Now, it seems to me that this scenario presents two intertwined, but 
logically distinct, problems.  Pebble needs to communicate with a device 
whose address is in private IP space, from a program whose Web security 
origin is in public IP space.  It also needs to refer to a device that 
has no globally unique name and therefore can't be given a TLS server 
certificate even if Pebble could find a CA that would cooperate; so it 
can't expose wss:// or https:// communications ports.
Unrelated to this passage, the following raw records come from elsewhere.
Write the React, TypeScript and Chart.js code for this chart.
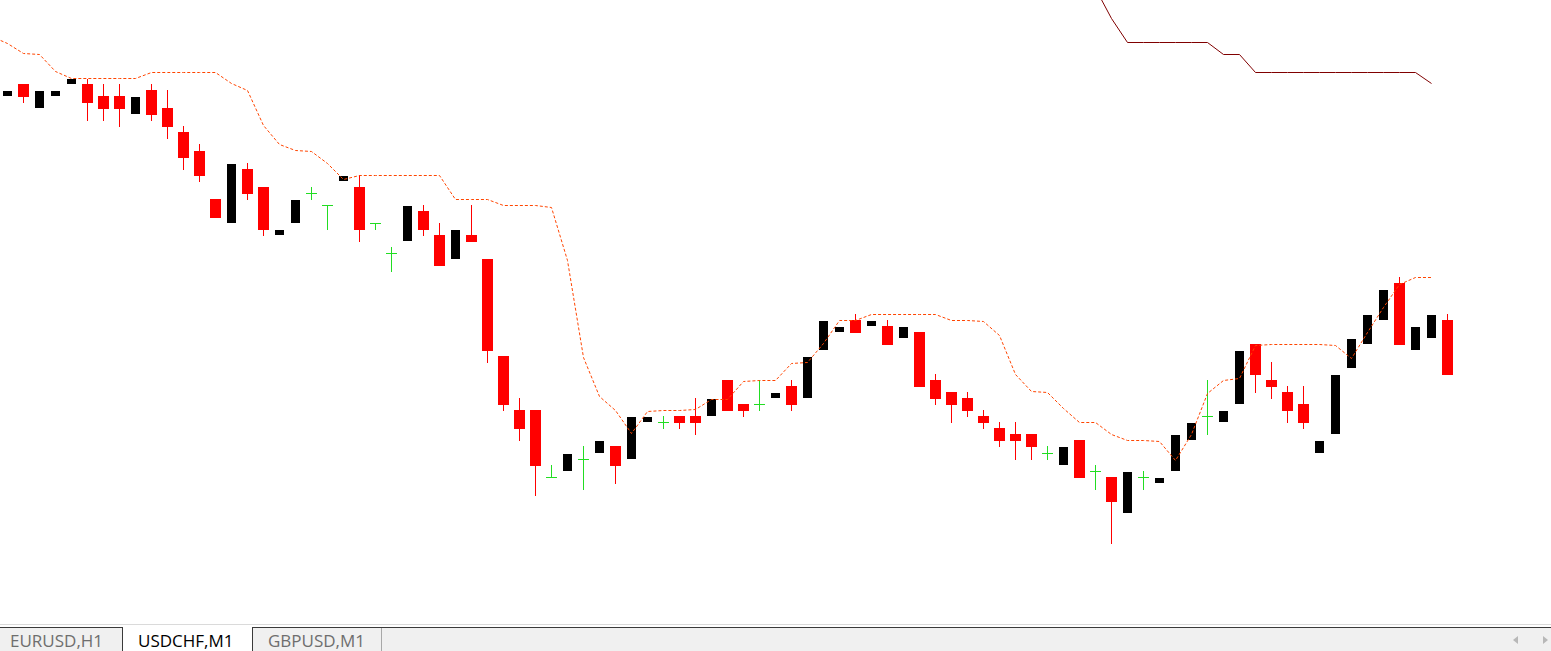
import React, { useEffect, useRef } from "react";
import { Chart, registerables } from "chart.js";

Chart.register(...registerables);

// USDCHF, M1 — one entry per bar (bar index 0..90)
const opens = [
  0.91904, 0.91916, 0.91892, 0.91904, 0.91916, 0.91916, 0.91904, 0.91904, 0.91886, 0.9191,
  0.91892, 0.91868, 0.91849, 0.91801, 0.91777, 0.91831, 0.91813, 0.91765, 0.91777, 0.91806,
  0.91794, 0.91819, 0.91813, 0.91776, 0.91746, 0.91759, 0.91789, 0.91765, 0.91741, 0.91765,
  0.91741, 0.91644, 0.9159, 0.9159, 0.91522, 0.91529, 0.9154, 0.91547, 0.91554, 0.91541,
  0.91578, 0.91577, 0.91584, 0.91584, 0.91584, 0.9162, 0.91596, 0.91595, 0.91602, 0.91614,
  0.91602, 0.9165, 0.91668, 0.9168, 0.91674, 0.91674, 0.91662, 0.91668, 0.9162, 0.91608,
  0.91602, 0.91584, 0.91572, 0.91566, 0.91566, 0.91546, 0.91535, 0.9156, 0.91528, 0.91523,
  0.91487, 0.91522, 0.91517, 0.91529, 0.9156, 0.91583, 0.91578, 0.91596, 0.91656, 0.9162,
  0.91608, 0.91596, 0.91547, 0.91566, 0.91632, 0.91656, 0.9168, 0.91717, 0.9165, 0.91662,
  0.9168,
];
const highs = [
  0.91909, 0.91916, 0.91909, 0.91909, 0.91921, 0.91921, 0.91916, 0.91916, 0.91903, 0.91916,
  0.9191, 0.91874, 0.91856, 0.91801, 0.91836, 0.91837, 0.91813, 0.9177, 0.918, 0.91813,
  0.91795, 0.91824, 0.91825, 0.91777, 0.91753, 0.91794, 0.91795, 0.91777, 0.9177, 0.91795,
  0.91741, 0.91644, 0.91602, 0.9159, 0.91535, 0.91546, 0.91554, 0.91559, 0.91554, 0.91583,
  0.91583, 0.91584, 0.91584, 0.91602, 0.91601, 0.9162, 0.91596, 0.9162, 0.91607, 0.9162,
  0.91643, 0.91679, 0.91673, 0.91686, 0.91679, 0.9168, 0.91673, 0.91668, 0.91626, 0.91608,
  0.91608, 0.9159, 0.91578, 0.91578, 0.91566, 0.91554, 0.91553, 0.9156, 0.91535, 0.91523,
  0.91528, 0.91529, 0.91522, 0.91565, 0.91577, 0.9162, 0.91589, 0.91649, 0.91656, 0.91638,
  0.91614, 0.91614, 0.91559, 0.91625, 0.91661, 0.91685, 0.9171, 0.91723, 0.91673, 0.91685,
  0.91686,
];
const lows = [
  0.91904, 0.91897, 0.91892, 0.91904, 0.91916, 0.91879, 0.91879, 0.91873, 0.91886, 0.91879,
  0.91861, 0.9183, 0.91818, 0.91782, 0.91777, 0.918, 0.91764, 0.91765, 0.91777, 0.918,
  0.9177, 0.91819, 0.91758, 0.9177, 0.91728, 0.91759, 0.91764, 0.91734, 0.91741, 0.91758,
  0.91637, 0.91589, 0.91559, 0.91504, 0.91522, 0.91529, 0.9151, 0.91547, 0.91516, 0.91541,
  0.91578, 0.91571, 0.91571, 0.91565, 0.91584, 0.91589, 0.91583, 0.91589, 0.91602, 0.91589,
  0.91602, 0.9165, 0.91668, 0.91667, 0.91674, 0.91655, 0.91662, 0.91613, 0.91595, 0.91577,
  0.91583, 0.91571, 0.91553, 0.9154, 0.9154, 0.9154, 0.91535, 0.91522, 0.9151, 0.91456,
  0.91487, 0.9151, 0.91517, 0.91529, 0.9156, 0.91565, 0.91578, 0.91596, 0.91607, 0.91601,
  0.91577, 0.91571, 0.91547, 0.91566, 0.91632, 0.91656, 0.9168, 0.91655, 0.9165, 0.91662,
  0.91625,
];
const closes = [
  0.91909, 0.91903, 0.91909, 0.91909, 0.91921, 0.91897, 0.91891, 0.91891, 0.91903, 0.91885,
  0.91873, 0.91842, 0.91824, 0.91782, 0.91836, 0.91806, 0.9177, 0.9177, 0.918, 0.91806,
  0.91794, 0.91824, 0.9177, 0.91776, 0.91746, 0.91794, 0.9177, 0.91734, 0.9177, 0.91758,
  0.91649, 0.91595, 0.91571, 0.91534, 0.91522, 0.91546, 0.9154, 0.91559, 0.91534, 0.91583,
  0.91583, 0.91577, 0.91577, 0.91577, 0.91601, 0.91589, 0.91589, 0.91595, 0.91607, 0.91595,
  0.91643, 0.91679, 0.91673, 0.91667, 0.91679, 0.91655, 0.91673, 0.91613, 0.91601, 0.91595,
  0.91589, 0.91577, 0.91559, 0.91559, 0.91553, 0.91546, 0.91553, 0.91522, 0.91528, 0.91498,
  0.91528, 0.91522, 0.91522, 0.91565, 0.91577, 0.91583, 0.91589, 0.91649, 0.91625, 0.91613,
  0.91589, 0.91577, 0.91559, 0.91625, 0.91661, 0.91685, 0.9171, 0.91655, 0.91673, 0.91685,
  0.91625,
];

// Trailing stop (orange-red dotted), starting at bar index -1
const trailStart = -1;
const trailStop = [
  0.919635, 0.919565, 0.919465, 0.919455, 0.919285, 0.919215, 0.919215, 0.919215, 0.919215, 0.919215,
  0.919275, 0.919275, 0.919275, 0.919275, 0.919275, 0.919165, 0.919095, 0.918745, 0.918555, 0.918495,
  0.918485, 0.918365, 0.918205, 0.918245, 0.918245, 0.918245, 0.918245, 0.918245, 0.918245, 0.918005,
  0.918005, 0.918005, 0.917945, 0.917945, 0.917945, 0.917925, 0.917395, 0.916425, 0.916035, 0.915895,
  0.915665, 0.915885, 0.915895, 0.915895, 0.915905, 0.916005, 0.916005, 0.916185, 0.916195, 0.916195,
  0.916365, 0.916375, 0.916565, 0.916795, 0.916795, 0.916855, 0.916855, 0.916855, 0.916855, 0.916855,
  0.916795, 0.916795, 0.916785, 0.916645, 0.916255, 0.916085, 0.916075, 0.915915, 0.915775, 0.915775,
  0.915655, 0.915595, 0.915595, 0.915585, 0.915395, 0.915655, 0.916065, 0.916195, 0.916215, 0.916545,
  0.916555, 0.916555, 0.916555, 0.916555, 0.916545, 0.916415, 0.916675, 0.916925, 0.917155, 0.917225,
  0.917225,
];

// Second stop line (maroon), starting at bar index 67
const stopStart = 67;
const stopLine = [
  0.920445, 0.920115, 0.919815, 0.919575, 0.919575, 0.919575, 0.919575, 0.919575, 0.919575, 0.919455,
  0.919455, 0.919275, 0.919275, 0.919275, 0.919275, 0.919275, 0.919275, 0.919275, 0.919275, 0.919275,
  0.919275, 0.919275, 0.919165,
];

const tabs = ["EURUSD,H1", "USDCHF,M1", "GBPUSD,M1"];
const activeTab = 1;

const PRICE_TOP = 0.92;
const PRICE_BOTTOM = 0.91376;
const BAR_MIN = -0.46875;
const BAR_MAX = 96.46875;

export default function App() {
  const ref = useRef<HTMLCanvasElement>(null);

  useEffect(() => {
    const canvas = ref.current;
    if (!canvas) return;
    const bullBody: any[] = [];
    const bearBody: any[] = [];
    const bearWick: any[] = [];
    const dojiBody: any[] = [];
    const dojiWick: any[] = [];
    opens.forEach((o, i) => {
      const c = closes[i];
      if (c > o) {
        bullBody.push({ x: i, y: [o, c] });
      } else if (c < o) {
        bearBody.push({ x: i, y: [c, o] });
        bearWick.push({ x: i, y: [lows[i], highs[i]] });
      } else {
        dojiBody.push({ x: i, y: [o, c] });
        dojiWick.push({ x: i, y: [lows[i], highs[i]] });
      }
    });
    const barBase = { grouped: false, inflateAmount: 0, borderWidth: 0 };
    const chart = new Chart(canvas, {
      type: "bar",
      data: {
        datasets: [
          {
            type: "line",
            data: trailStop.map((v, k) => ({ x: trailStart + k, y: v })),
            borderColor: "#ff4500",
            borderWidth: 1,
            borderDash: [3, 2],
            pointRadius: 0,
            fill: false,
            tension: 0,
            order: 0,
          } as any,
          {
            type: "line",
            data: stopLine.map((v, k) => ({ x: stopStart + k, y: v })),
            borderColor: "#800000",
            borderWidth: 1,
            pointRadius: 0,
            fill: false,
            tension: 0,
            order: 1,
          } as any,
          { ...barBase, data: dojiBody, backgroundColor: "#22dd22", barThickness: 11, minBarLength: 1, order: 2 },
          { ...barBase, data: bearBody, backgroundColor: "#ff0000", barThickness: 11, order: 3 },
          { ...barBase, data: bullBody, backgroundColor: "#000000", barThickness: 9, order: 4 },
          { ...barBase, data: dojiWick, backgroundColor: "#22dd22", barThickness: 1, order: 5 },
          { ...barBase, data: bearWick, backgroundColor: "#ff0000", barThickness: 1, order: 6 },
        ] as any,
      },
      options: {
        animation: false,
        responsive: false,
        devicePixelRatio: 1,
        events: [],
        layout: { padding: 0 },
        plugins: { legend: { display: false }, tooltip: { enabled: false }, title: { display: false } },
        scales: {
          x: { type: "linear", display: false, min: BAR_MIN, max: BAR_MAX, offset: false, grid: { offset: false } },
          y: { type: "linear", display: false, min: PRICE_BOTTOM, max: PRICE_TOP },
        },
      } as any,
    });
    return () => chart.destroy();
  }, []);

  const tabLefts = [0, 122, 254];
  const tabWidths = [121, 131, 128];
  const textLefts = [10, 138, 268];

  return (
    <div
      style={{
        position: "fixed",
        left: 0,
        top: 0,
        width: 1551,
        height: 651,
        background: "#ffffff",
        overflow: "hidden",
        fontFamily: "'Open Sans', 'Noto Sans', sans-serif",
      }}
    >
      <canvas ref={ref} width={1551} height={624} style={{ display: "block", width: 1551, height: 624 }} />
      <div style={{ position: "absolute", left: 0, top: 624, width: 1551, height: 1, background: "#dadada" }} />
      <div style={{ position: "absolute", left: 0, top: 627, width: 1551, height: 24, background: "#f0f0f0" }} />
      <div style={{ position: "absolute", left: 0, top: 627, width: 1551, height: 1, background: "#3a3a3a" }} />
      {tabs.map((t, k) => {
        const active = k === activeTab;
        return (
          <div
            key={t}
            style={{
              position: "absolute",
              left: tabLefts[k],
              top: active ? 627 : 628,
              width: tabWidths[k],
              height: active ? 24 : 23,
              background: active ? "#ffffff" : "#f0f0f0",
              borderLeft: active ? "1px solid #3a3a3a" : "none",
              borderRight: active ? "1px solid #3a3a3a" : k === 2 ? "1px solid #a8a8a8" : "none",
              boxSizing: "border-box",
            }}
          />
        );
      })}
      {tabs.map((t, k) => (
        <div
          key={"t" + t}
          style={{
            position: "absolute",
            left: textLefts[k],
            top: 629,
            height: 22,
            lineHeight: "23px",
            fontSize: 17,
            color: k === activeTab ? "#000000" : "#6e6e6e",
            whiteSpace: "nowrap",
          }}
        >
          {t}
        </div>
      ))}
      <div
        style={{
          position: "absolute",
          left: 1513,
          top: 636,
          width: 0,
          height: 0,
          borderTop: "4px solid transparent",
          borderBottom: "4px solid transparent",
          borderRight: "5px solid #b8b8b8",
        }}
      />
      <div
        style={{
          position: "absolute",
          left: 1543,
          top: 636,
          width: 0,
          height: 0,
          borderTop: "4px solid transparent",
          borderBottom: "4px solid transparent",
          borderLeft: "5px solid #b8b8b8",
        }}
      />
    </div>
  );
}
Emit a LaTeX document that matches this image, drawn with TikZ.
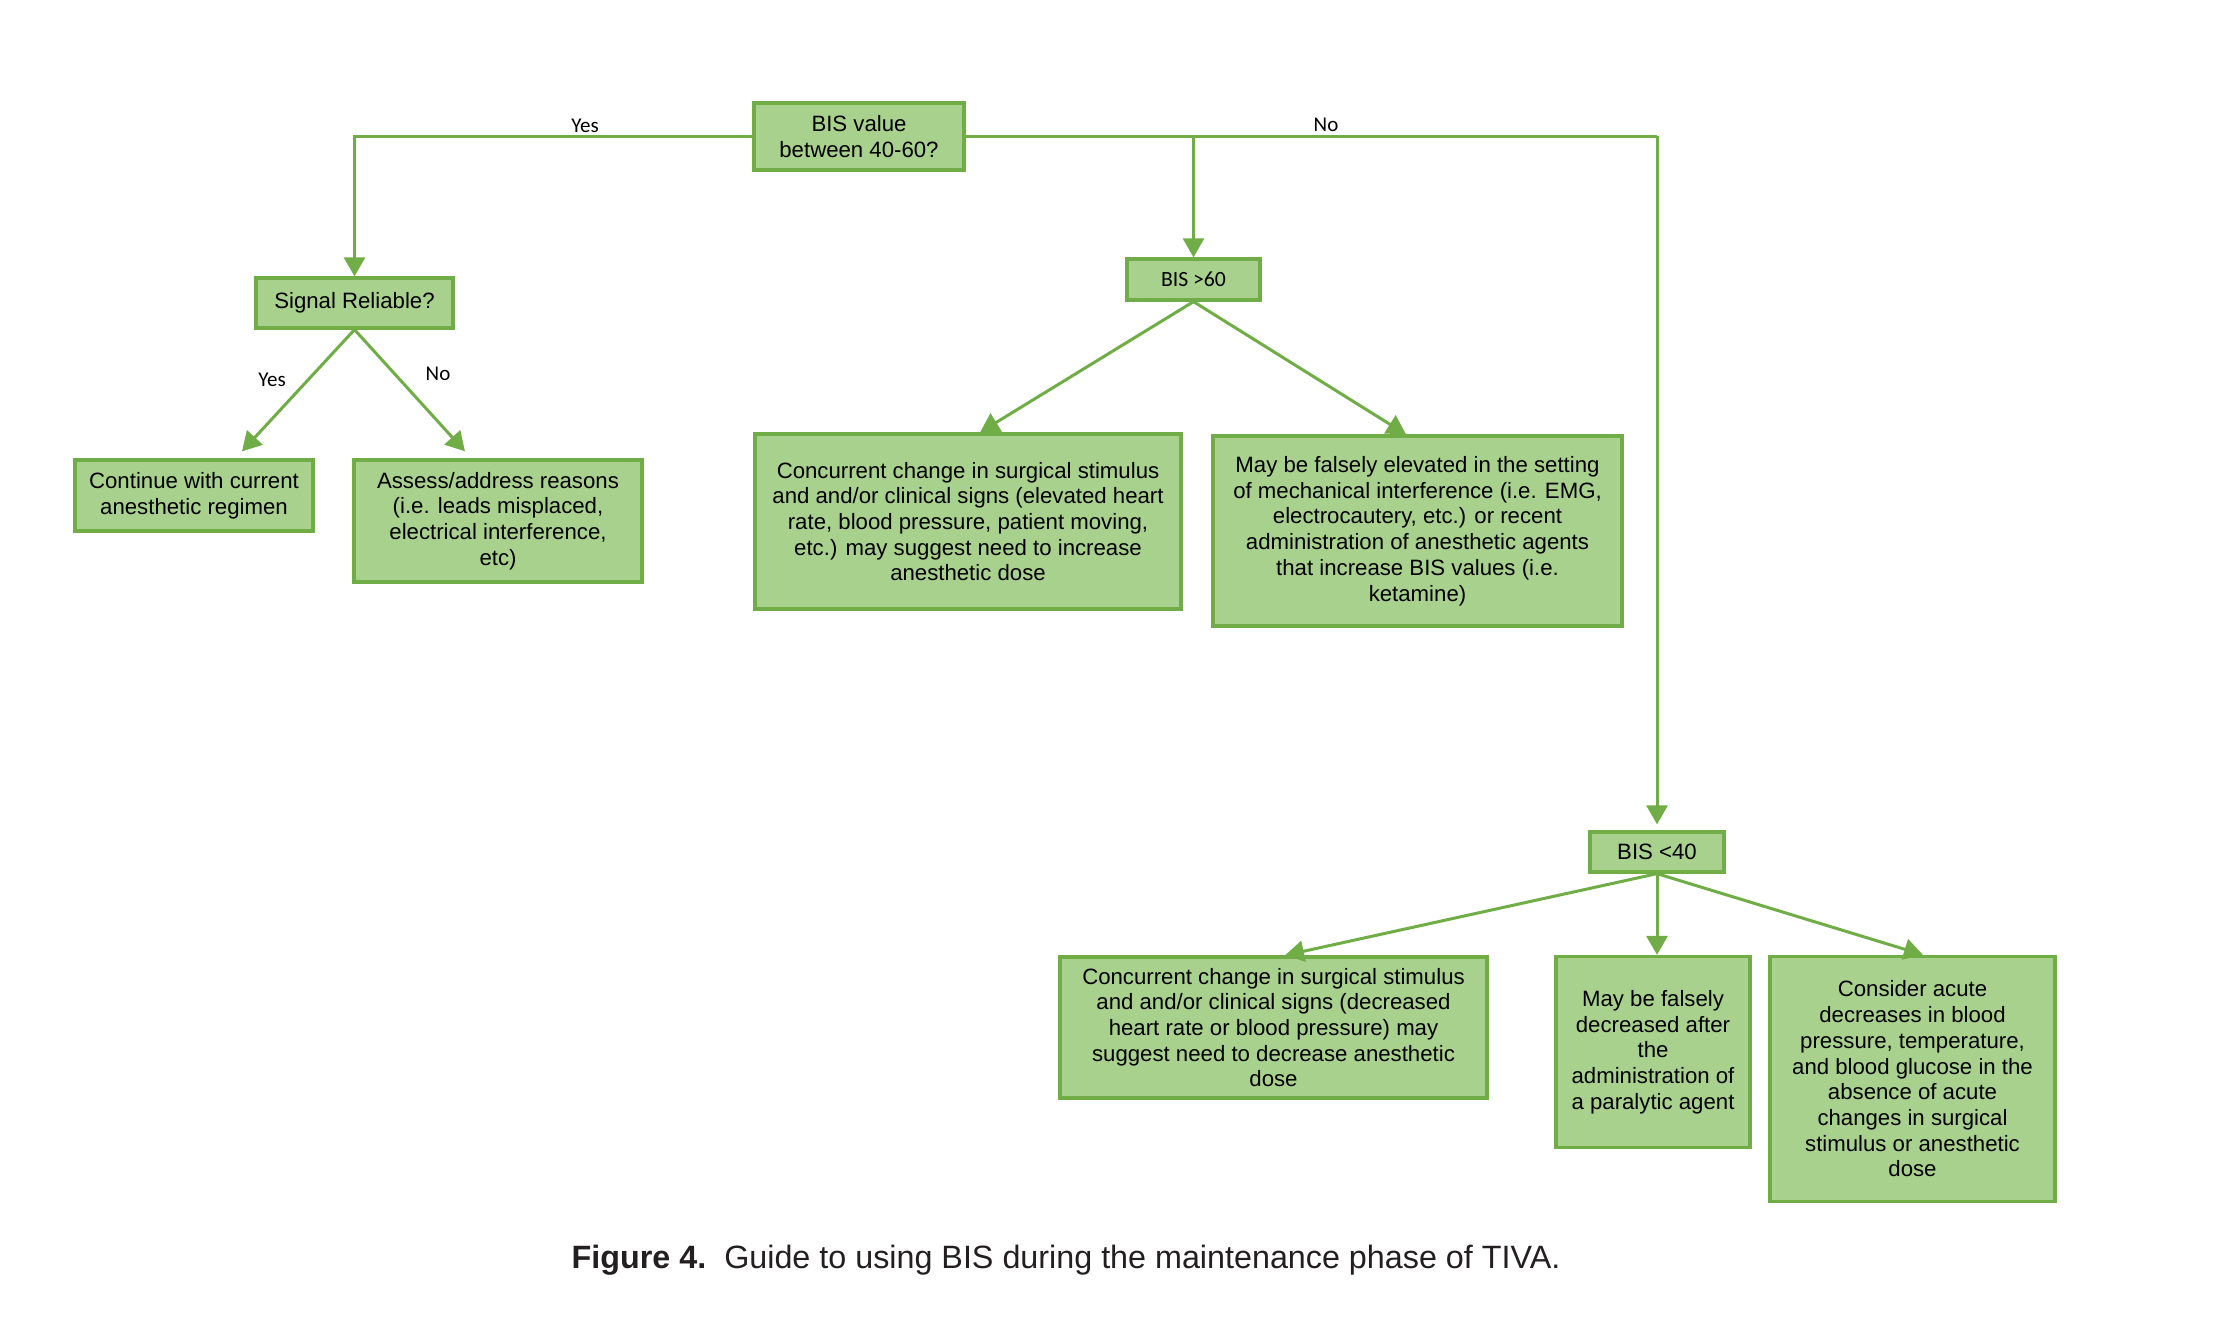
\documentclass[tikz,border=0pt]{standalone}
\usepackage{fontspec}
\setmainfont{Liberation Sans}
\newfontfamily\calib{Carlito}
\usetikzlibrary{arrows.meta}
\definecolor{boxfill}{HTML}{A9D18E}
\definecolor{boxline}{HTML}{70AD47}
\definecolor{captext}{HTML}{231F20}
\begin{document}
\begin{tikzpicture}[x=1pt,y=-1pt,
  box/.style={draw=boxline, fill=boxfill, line width=3.3pt, inner sep=0pt, align=center,
    font=\fontsize{22.2}{25.7}\selectfont, text=black},
  conn/.style={draw=boxline, line width=3pt, -{Triangle[length=19pt,width=21pt]}},
  plainline/.style={draw=boxline, line width=3pt},
  lbl/.style={font=\calib\fontsize{21}{24}\selectfont, inner sep=0pt, text=black}]
\useasboundingbox (0,0) rectangle (2215,1324);

% nodes
\node[box, minimum width=210pt, minimum height=67pt] (bisval) at (859,136.5) {BIS value\\between 40-60?};
\node[box, minimum width=197pt, minimum height=50pt] (sig) at (354.5,303) {Signal Reliable?};
\node[box, minimum width=238pt, minimum height=71pt] (cont) at (194,495.5) {Continue with current\\anesthetic regimen};
\node[box, minimum width=288pt, minimum height=122pt] (assess) at (498,521) {Assess/address reasons\\(i.e. leads misplaced,\\electrical interference,\\etc)};
\node[box, minimum width=133pt, minimum height=41pt, font=\calib\fontsize{21.7}{25}\selectfont] (bis60) at (1193.5,279.5) {BIS >60};
\node[box, minimum width=426pt, minimum height=175pt] (elev) at (968,521.5) {Concurrent change in surgical stimulus\\and and/or clinical signs (elevated heart\\rate, blood pressure, patient moving,\\etc.) may suggest need to increase\\anesthetic dose};
\node[box, minimum width=409pt, minimum height=190pt] (false) at (1417.5,531) {May be falsely elevated in the setting\\of mechanical interference (i.e. EMG,\\electrocautery, etc.) or recent\\administration of anesthetic agents\\that increase BIS values (i.e.\\ketamine)};
\node[box, minimum width=134pt, minimum height=40pt] (bis40) at (1657,852) {BIS <40};
\node[box, minimum width=427pt, minimum height=141pt] (dec) at (1273.5,1027.5) {Concurrent change in surgical stimulus\\and and/or clinical signs (decreased\\heart rate or blood pressure) may\\suggest need to decrease anesthetic\\dose};
\node[box, minimum width=194pt, minimum height=191pt] (para) at (1653,1052) {May be falsely\\decreased after\\the\\administration of\\a paralytic agent};
\node[box, minimum width=285pt, minimum height=245pt] (cons) at (1912.5,1079) {Consider acute\\decreases in blood\\pressure, temperature,\\and blood glucose in the\\absence of acute\\changes in surgical\\stimulus or anesthetic\\dose};

% connectors
\draw[conn] (bisval.west) -| (sig.north);
\draw[plainline] (bisval.east) -- (bisval.east -| bis40.north);
\draw[conn] (bisval.east -| bis60.north) -- (bis60.north);
\draw[conn] (bisval.east -| bis40.north) -- ([yshift=6pt]bis40.north);
\draw[conn] (sig.south) -- ([xshift=48pt,yshift=7pt]cont.north);
\draw[conn] (sig.south) -- ([xshift=-33pt,yshift=7pt]assess.north);
\draw[conn] (bis60.south) -- ([xshift=12pt]elev.north);
\draw[conn] (bis60.south) -- ([xshift=-11.5pt]false.north);
\draw[conn] (bis40.south) -- ([xshift=11.5pt]dec.north);
\draw[conn] (bis40.south) -- (bis40.south |- para.north);
\draw[conn] (bis40.south) -- ([xshift=10.5pt]cons.north);

% labels
\node[lbl] (yes1) at (585,126) {Yes};
\node[lbl] (no1) at (1326,125) {No};
\node[lbl] (yes2) at (272,380) {Yes};
\node[lbl] (no2) at (438,374) {No};

% caption
\node[font=\fontsize{32.3}{37}\selectfont, text=captext, inner sep=0pt] (cap) at (1066,1260)
  {\textbf{Figure 4.}\hspace{18pt}Guide to using BIS during the maintenance phase of TIVA.};
\end{tikzpicture}
\end{document}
The challenge for the committee is that both of these legitimate needs 
on Pebble's part are computationally indistinguishable from things 
malicious or clueless actors might try to do: we know that it's possible 
for a malicious website to exploit an enormous number of home "routers" 
by blind CSRF attacks on 10.0.0.1, and we also know that if we allow 
connecting to ws:// from https://, some ignoramus will load scripts over 
that and feed them to eval() and then deny there is a security hole in 
their webapp.

With my security hat on, I really really don't want to relax the 
mixed-content restriction on WebSockets.  The public-to-private 
restriction, however, I am less attached to.  In particular, I think 
private-device developers could be allowed to opt into being accessible 
from a specific public origin.  But, of course, if we do *that*, we have 
to confront the problem of not having a globally unique name for the 
private device, that can be assigned a certificate.

But I think it can be done.  Here is a strawman protocol, featuring 
three parties: Device (the host on a private IP address; it is assumed 
that Device can contact the public Internet as a web client; this would 
be the phone in the Pebble scenario); Browser (the browser, which can 
communicate with Device as a client); and Mothership (a public website, 
operated by Device vendor or aftermarket).

0) Device registration.  Device generates a self-signed TLS certificate 
with a special CN/SAN, of the form 
device-unique-identifier.devices.mothership.com.  Device contacts 
Mothership directly, and submits its certificate, which Mothership 
stores, associated with a particular user account.  Device records 
Mothership's end-entity certificate at the same time.

1) Setup.  Browser connects to Mothership, logs in as a particular 
end-user, and receives a JS program that is going to talk to Device. 
Mothership also transmits the expected certificate for Device.  The JS 
program pokes this certificate into the browser.

Browser generates an ephemeral client certificate and submits it to 
Mothership; Mothership signs it with its end-entity key (yes, willful 
violation of TLS PKI here).

2) Handshake.  Browser, under control of Mothership's program, makes a 
TLS (https: or wss:) connection to Device.  This connection is allowed 
to go into private IP space, and normal PKI validation rules are 
suspended.  Instead, Device accepts the connection only if Browser 
submits a TLS client certificate signed with Mothership's end-entity 
certificate, and Browser accepts the connection only if Device submits 
the server certificate that Mothership told it to expect.

---

This monkeywrenches our way around the inability to assign a "real" TLS 
server certificate to a host with no global DNS name.  It also protects 
Device from malicious websites other than the Mothership that it 
registered itself with (which it trusts, by assumption).  I know all too 
well that it's going to be a PITA to implement in the browser, but I 
don't see anything simpler that gives us the security properties we need.

Katharine: How infeasible would the Device/Mothership behavior here be 
for Pebble to implement?  (Assume all the browser APIs you need are 
present.)

webappsec: Poke holes in my strawman, please.